One day until election day.
First the scoreboard:
And now the top stories:
- The ISM non-manufacturing (or services) index fell to 54.2 in October from 55.1 a month ago. This was just shy of the 54.5 expected by economists. Any number above 50 signals expansion, so it was ultimately a positive report. However, it didn't move markets. But it's worth noting that it's the last major economic data point ahead of tomorrow's U.S. presidential election.
- Indeed, most of the chatter today was about the election. In a new piece for the Financial Times, Nomura's Richard Koo argued that Barack Obama's policies were the correct response to the recession. He pointed to Japan's experience of ill-timed deficit cuts, which caused horrendous deterioration in economic growth. Koo warned: "It is risky for politicians to explain but, until they make it clear that the economy will implode if everybody is saving and nobody is borrowing, public support for the necessary fiscal stimulus is likely to weaken, as seen during the past four years of the Obama administration."
- Most polls indicate that the race is close. However, most experts expect Barack Obama to win re-election. But in a his letter this morning, Dennis Gartman wrote that he expects Mitt Romney to win the election "quite handily."

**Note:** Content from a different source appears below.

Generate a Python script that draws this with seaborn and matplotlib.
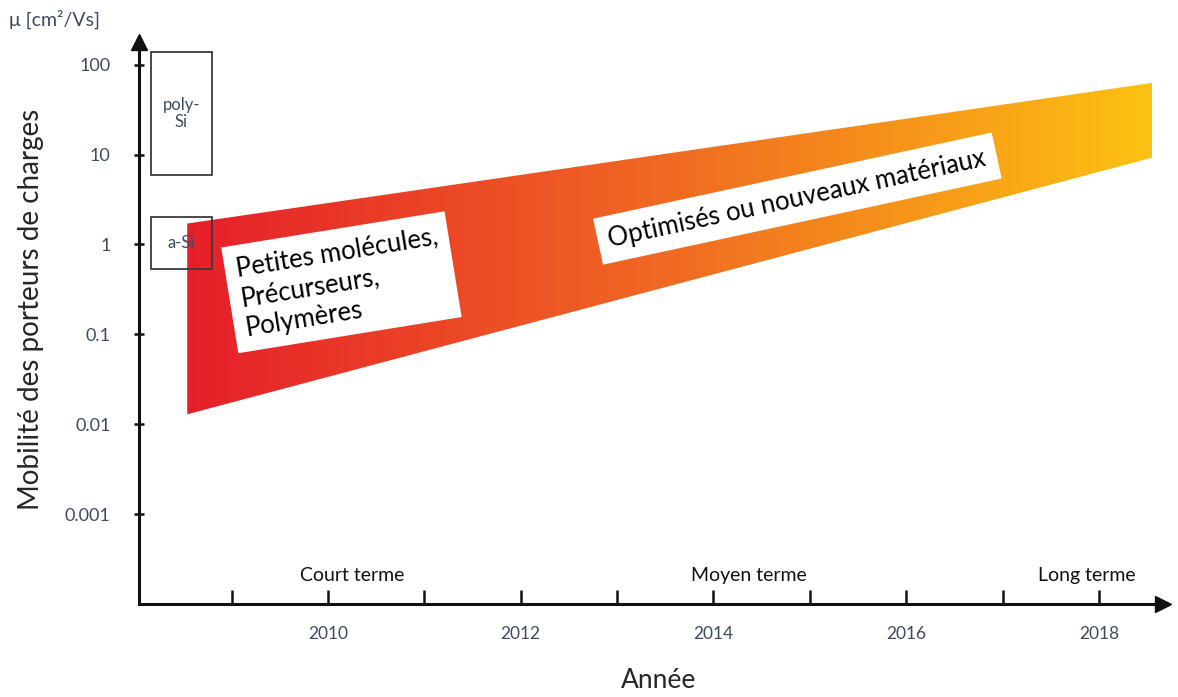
"""Mobilité des porteurs de charges : feuille de route (semi-conducteurs organiques)."""

import numpy as np
import matplotlib
matplotlib.use("Agg")
import matplotlib.pyplot as plt
from matplotlib.patches import Polygon, Rectangle
import seaborn as sns

# --- data ---
band_years = [2008.54, 2018.56]      # left / right edge of the band
band_low = [0.0129, 9.3]             # lower edge of mobility band
band_high = [1.71, 63.0]             # upper edge of mobility band

ref_names = ["poly-\nSi", "a-Si"]
ref_years = [2008.16, 2008.80]       # x-extent of the reference boxes
ref_low = [6.0, 0.54]
ref_high = [139.0, 2.0]

y_ticks = [0.001, 0.01, 0.1, 1, 10, 100]
y_labels = ["0.001", "0.01", "0.1", "1", "10", "100"]
x_ticks = list(range(2009, 2019))
x_labels = ["", "2010", "", "2012", "", "2014", "", "2016", "", "2018"]

horizons = ["Court terme", "Moyen terme", "Long terme"]
horizon_years = [2010.25, 2014.37, 2017.87]

band_texts = ["Petites molécules,\nPrécurseurs,\nPolymères", "Optimisés ou nouveaux matériaux"]
band_text_pos = [(2010.14, 0.38), (2014.87, 3.24)]
band_text_rot = [9.2, 12.2]

sns.set_theme(style="white")
plt.rcParams["font.family"] = ["Lato", "DejaVu Sans"]

TICK_COLOR = "#3d4a63"
cmap = sns.blend_palette(["#e51f2a", "#f06a22", "#fdc212"], as_cmap=True)

fig = plt.figure(figsize=(11.78, 6.97), dpi=100)
ax = fig.add_axes([0.118, 0.1334, 0.869, 0.806])
ax.set_yscale("log")
ax.set_xlim(2008.04, 2018.66)
ax.set_ylim(1e-4, 10 ** 2.25)

# gradient band, clipped to the band polygon
verts = [(band_years[0], band_low[0]), (band_years[1], band_low[1]),
         (band_years[1], band_high[1]), (band_years[0], band_high[0])]
band = Polygon(verts, closed=True, facecolor="none", edgecolor="none")
ax.add_patch(band)
grad = np.linspace(0, 1, 512).reshape(1, -1)
im = ax.imshow(grad, cmap=cmap, aspect="auto", interpolation="bilinear",
               extent=[band_years[0], band_years[1], 1e-4, 300], zorder=1)
im.set_clip_path(band)

# reference boxes (poly-Si, a-Si)
for name, lo, hi in zip(ref_names, ref_low, ref_high):
    ax.add_patch(Rectangle((ref_years[0], lo), ref_years[1] - ref_years[0], hi - lo,
                           facecolor="none", edgecolor="#3a3a3a", lw=1.3, zorder=3))
    ax.text(np.mean(ref_years), np.sqrt(lo * hi), name, ha="center", va="center",
            fontsize=12, color=TICK_COLOR, linespacing=1.05, zorder=4)

# white labels on the band
for txt, (x, y), rot in zip(band_texts, band_text_pos, band_text_rot):
    ax.text(x, y, txt, ha="center", va="center", multialignment="left",
            rotation=rot, rotation_mode="anchor", fontsize=18.5,
            color="black", linespacing=1.25, zorder=5,
            bbox=dict(facecolor="white", edgecolor="none", pad=8))

# term horizons
for name, yr in zip(horizons, horizon_years):
    ax.text(yr, 2.1e-4, name, ha="center", va="center", fontsize=14, color="#111111")

# axes as arrows
for side in ["top", "right"]:
    ax.spines[side].set_visible(False)
for side in ["left", "bottom"]:
    ax.spines[side].set_color("#111111")
    ax.spines[side].set_linewidth(2.2)
ax.plot(1, 0, ">", color="#111111", ms=11, transform=ax.transAxes, clip_on=False)
ax.plot(0, 1, "^", color="#111111", ms=11, transform=ax.transAxes, clip_on=False)

ax.set_yticks(y_ticks)
ax.set_yticklabels(y_labels)
ax.yaxis.set_minor_locator(matplotlib.ticker.NullLocator())
ax.tick_params(axis="y", direction="inout", length=7, width=1.8, color="#111111",
               pad=17, labelsize=13, labelcolor=TICK_COLOR, left=True)
ax.set_xticks(x_ticks)
ax.set_xticklabels(x_labels)
ax.tick_params(axis="x", direction="in", length=10, width=1.8, color="#111111",
               pad=16, labelsize=12.5, labelcolor=TICK_COLOR, bottom=True)

ax.set_xlabel("Année", fontsize=19)
ax.set_ylabel("Mobilité des porteurs de charges", fontsize=20)
ax.xaxis.set_label_coords(0.508, -0.113)
ax.yaxis.set_label_coords(-0.093, 0.525)
fig.text(0.008, 0.972, "μ [cm²/Vs]", fontsize=14, color=TICK_COLOR, ha="left", va="center")

fig.savefig("out.png", dpi=100)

- For many traders, it's not so much who wins the election. Rather, it could prove to be a disaster if the winner can't win by a decent margin. "The biggest political risk is the potential that the US result won‘t be known due to the combination of a tight election and re-count/mail-in issues in swing states," writes Citi's FX team. Art Cashin wrote about this in his Cashin's Comments this morning: "There is a broad hope among traders that the election is not close. With the divided state of the nation on lots of issues, a close result might be the worse outcome."
- According to a new Lundberg survey, gas prices posted their biggest drop two-week drop in four years. This was attributed to the huge drop in California gas prices and a drop in demand on the east coast due to Hurricane Sandy.